Request: Up to and including the line with "const savingTo = 3; // category index", return every line from the start of the entries below exactly.

Task material:
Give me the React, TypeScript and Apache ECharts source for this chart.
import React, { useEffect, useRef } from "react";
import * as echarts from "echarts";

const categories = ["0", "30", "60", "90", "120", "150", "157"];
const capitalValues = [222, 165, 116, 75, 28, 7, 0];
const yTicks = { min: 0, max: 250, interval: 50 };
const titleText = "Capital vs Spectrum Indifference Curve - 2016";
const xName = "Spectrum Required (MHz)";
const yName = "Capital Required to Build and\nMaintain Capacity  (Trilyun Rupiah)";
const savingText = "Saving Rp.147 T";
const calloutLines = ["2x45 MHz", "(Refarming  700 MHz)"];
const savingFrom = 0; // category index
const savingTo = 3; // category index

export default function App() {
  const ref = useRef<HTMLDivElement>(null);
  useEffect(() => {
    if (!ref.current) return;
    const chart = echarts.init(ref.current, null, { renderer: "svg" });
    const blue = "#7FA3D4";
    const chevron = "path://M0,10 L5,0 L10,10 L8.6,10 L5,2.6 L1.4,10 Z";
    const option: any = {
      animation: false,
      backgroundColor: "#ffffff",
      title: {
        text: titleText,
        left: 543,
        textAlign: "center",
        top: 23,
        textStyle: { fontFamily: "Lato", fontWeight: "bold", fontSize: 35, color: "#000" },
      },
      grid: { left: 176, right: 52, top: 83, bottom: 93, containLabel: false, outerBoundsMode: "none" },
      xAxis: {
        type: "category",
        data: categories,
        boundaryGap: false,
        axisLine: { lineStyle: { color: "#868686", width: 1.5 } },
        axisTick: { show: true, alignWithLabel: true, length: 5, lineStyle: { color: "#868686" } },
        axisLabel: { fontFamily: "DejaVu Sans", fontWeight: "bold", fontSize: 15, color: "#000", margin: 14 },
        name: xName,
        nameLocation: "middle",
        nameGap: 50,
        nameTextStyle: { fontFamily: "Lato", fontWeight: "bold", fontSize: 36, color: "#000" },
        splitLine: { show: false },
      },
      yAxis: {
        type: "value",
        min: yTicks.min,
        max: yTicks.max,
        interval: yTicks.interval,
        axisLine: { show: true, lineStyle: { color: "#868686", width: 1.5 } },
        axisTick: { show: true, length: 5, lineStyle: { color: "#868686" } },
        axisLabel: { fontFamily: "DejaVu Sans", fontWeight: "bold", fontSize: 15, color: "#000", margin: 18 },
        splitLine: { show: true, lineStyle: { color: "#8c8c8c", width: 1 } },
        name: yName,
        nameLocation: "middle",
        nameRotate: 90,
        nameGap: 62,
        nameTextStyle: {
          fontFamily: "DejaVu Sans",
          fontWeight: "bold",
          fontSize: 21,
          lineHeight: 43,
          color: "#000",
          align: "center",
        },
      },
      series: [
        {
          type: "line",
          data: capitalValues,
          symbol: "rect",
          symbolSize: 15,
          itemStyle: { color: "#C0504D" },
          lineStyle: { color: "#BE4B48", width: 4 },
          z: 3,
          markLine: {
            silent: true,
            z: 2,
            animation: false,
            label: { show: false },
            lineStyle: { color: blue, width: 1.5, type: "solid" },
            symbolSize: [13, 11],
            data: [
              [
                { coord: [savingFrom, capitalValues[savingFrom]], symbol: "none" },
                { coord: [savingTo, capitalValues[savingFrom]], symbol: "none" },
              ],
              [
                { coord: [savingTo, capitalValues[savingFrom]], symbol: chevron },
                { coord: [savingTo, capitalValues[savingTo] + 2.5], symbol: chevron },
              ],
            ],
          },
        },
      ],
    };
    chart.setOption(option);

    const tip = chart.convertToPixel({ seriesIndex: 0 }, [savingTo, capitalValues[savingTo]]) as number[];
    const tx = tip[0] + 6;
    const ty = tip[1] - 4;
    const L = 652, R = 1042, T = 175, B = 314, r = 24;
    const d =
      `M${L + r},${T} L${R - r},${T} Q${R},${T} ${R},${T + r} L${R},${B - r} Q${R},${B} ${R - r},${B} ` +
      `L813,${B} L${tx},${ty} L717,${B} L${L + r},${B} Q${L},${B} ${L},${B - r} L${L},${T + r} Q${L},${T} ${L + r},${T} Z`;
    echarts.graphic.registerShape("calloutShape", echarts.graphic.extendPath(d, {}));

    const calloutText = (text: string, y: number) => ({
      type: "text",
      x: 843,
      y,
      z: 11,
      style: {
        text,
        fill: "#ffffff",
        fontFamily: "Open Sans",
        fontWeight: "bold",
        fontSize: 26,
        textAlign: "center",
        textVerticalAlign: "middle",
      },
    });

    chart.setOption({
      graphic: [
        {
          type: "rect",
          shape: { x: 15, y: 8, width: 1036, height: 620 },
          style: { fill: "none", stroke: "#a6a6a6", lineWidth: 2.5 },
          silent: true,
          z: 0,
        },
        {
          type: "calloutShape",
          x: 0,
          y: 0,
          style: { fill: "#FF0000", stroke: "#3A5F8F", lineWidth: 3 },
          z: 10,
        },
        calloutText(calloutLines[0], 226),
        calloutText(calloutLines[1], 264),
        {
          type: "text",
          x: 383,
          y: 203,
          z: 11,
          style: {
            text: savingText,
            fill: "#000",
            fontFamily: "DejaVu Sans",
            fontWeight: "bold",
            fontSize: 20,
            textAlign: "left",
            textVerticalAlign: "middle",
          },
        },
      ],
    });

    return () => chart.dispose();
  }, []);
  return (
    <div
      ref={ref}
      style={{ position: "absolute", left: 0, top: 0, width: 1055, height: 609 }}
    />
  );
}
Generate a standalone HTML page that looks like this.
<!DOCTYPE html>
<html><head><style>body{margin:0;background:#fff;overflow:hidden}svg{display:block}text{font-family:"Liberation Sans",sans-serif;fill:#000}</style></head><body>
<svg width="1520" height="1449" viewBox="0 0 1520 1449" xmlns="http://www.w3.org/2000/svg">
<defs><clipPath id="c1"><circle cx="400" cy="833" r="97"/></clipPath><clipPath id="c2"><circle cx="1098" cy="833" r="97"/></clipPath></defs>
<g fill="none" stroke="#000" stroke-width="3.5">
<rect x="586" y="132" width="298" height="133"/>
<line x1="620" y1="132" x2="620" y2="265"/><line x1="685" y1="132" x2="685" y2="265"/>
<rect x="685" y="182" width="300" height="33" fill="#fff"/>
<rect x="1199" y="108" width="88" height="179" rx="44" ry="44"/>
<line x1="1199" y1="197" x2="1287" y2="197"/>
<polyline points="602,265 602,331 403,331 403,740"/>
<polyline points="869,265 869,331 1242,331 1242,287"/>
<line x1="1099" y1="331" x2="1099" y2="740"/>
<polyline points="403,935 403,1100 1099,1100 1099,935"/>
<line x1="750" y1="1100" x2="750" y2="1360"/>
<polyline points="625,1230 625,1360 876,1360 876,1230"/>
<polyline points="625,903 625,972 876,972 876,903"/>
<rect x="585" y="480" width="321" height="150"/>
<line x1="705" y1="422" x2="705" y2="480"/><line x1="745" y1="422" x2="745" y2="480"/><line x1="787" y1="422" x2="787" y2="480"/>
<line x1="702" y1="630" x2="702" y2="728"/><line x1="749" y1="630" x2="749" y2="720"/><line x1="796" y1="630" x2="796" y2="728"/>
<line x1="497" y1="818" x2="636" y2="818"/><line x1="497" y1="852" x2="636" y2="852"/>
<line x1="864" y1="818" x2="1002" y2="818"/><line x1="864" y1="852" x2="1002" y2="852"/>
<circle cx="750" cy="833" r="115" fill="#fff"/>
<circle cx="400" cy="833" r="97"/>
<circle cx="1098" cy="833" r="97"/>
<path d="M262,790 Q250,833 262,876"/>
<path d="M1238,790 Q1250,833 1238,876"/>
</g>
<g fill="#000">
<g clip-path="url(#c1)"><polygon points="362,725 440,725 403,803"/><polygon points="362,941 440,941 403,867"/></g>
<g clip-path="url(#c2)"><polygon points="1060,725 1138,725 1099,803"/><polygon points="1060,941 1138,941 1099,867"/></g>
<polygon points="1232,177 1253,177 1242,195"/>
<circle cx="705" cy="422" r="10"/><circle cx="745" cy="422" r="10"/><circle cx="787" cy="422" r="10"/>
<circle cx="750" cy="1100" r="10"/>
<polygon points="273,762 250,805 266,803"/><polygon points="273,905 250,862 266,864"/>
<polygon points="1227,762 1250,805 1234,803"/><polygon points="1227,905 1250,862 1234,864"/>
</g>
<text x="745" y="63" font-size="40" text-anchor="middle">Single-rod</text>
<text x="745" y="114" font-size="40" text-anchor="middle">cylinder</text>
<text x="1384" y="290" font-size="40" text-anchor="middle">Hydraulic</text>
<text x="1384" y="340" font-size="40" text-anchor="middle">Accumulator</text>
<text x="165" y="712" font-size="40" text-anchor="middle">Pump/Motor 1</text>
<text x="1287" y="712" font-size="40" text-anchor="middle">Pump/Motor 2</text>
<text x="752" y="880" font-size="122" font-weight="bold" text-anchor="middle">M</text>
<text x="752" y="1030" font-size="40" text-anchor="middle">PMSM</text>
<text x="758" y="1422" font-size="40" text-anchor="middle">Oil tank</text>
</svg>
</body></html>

Task result:
Give me the React, TypeScript and Apache ECharts source for this chart.
import React, { useEffect, useRef } from "react";
import * as echarts from "echarts";

const categories = ["0", "30", "60", "90", "120", "150", "157"];
const capitalValues = [222, 165, 116, 75, 28, 7, 0];
const yTicks = { min: 0, max: 250, interval: 50 };
const titleText = "Capital vs Spectrum Indifference Curve - 2016";
const xName = "Spectrum Required (MHz)";
const yName = "Capital Required to Build and\nMaintain Capacity  (Trilyun Rupiah)";
const savingText = "Saving Rp.147 T";
const calloutLines = ["2x45 MHz", "(Refarming  700 MHz)"];
const savingFrom = 0; // category index
const savingTo = 3; // category index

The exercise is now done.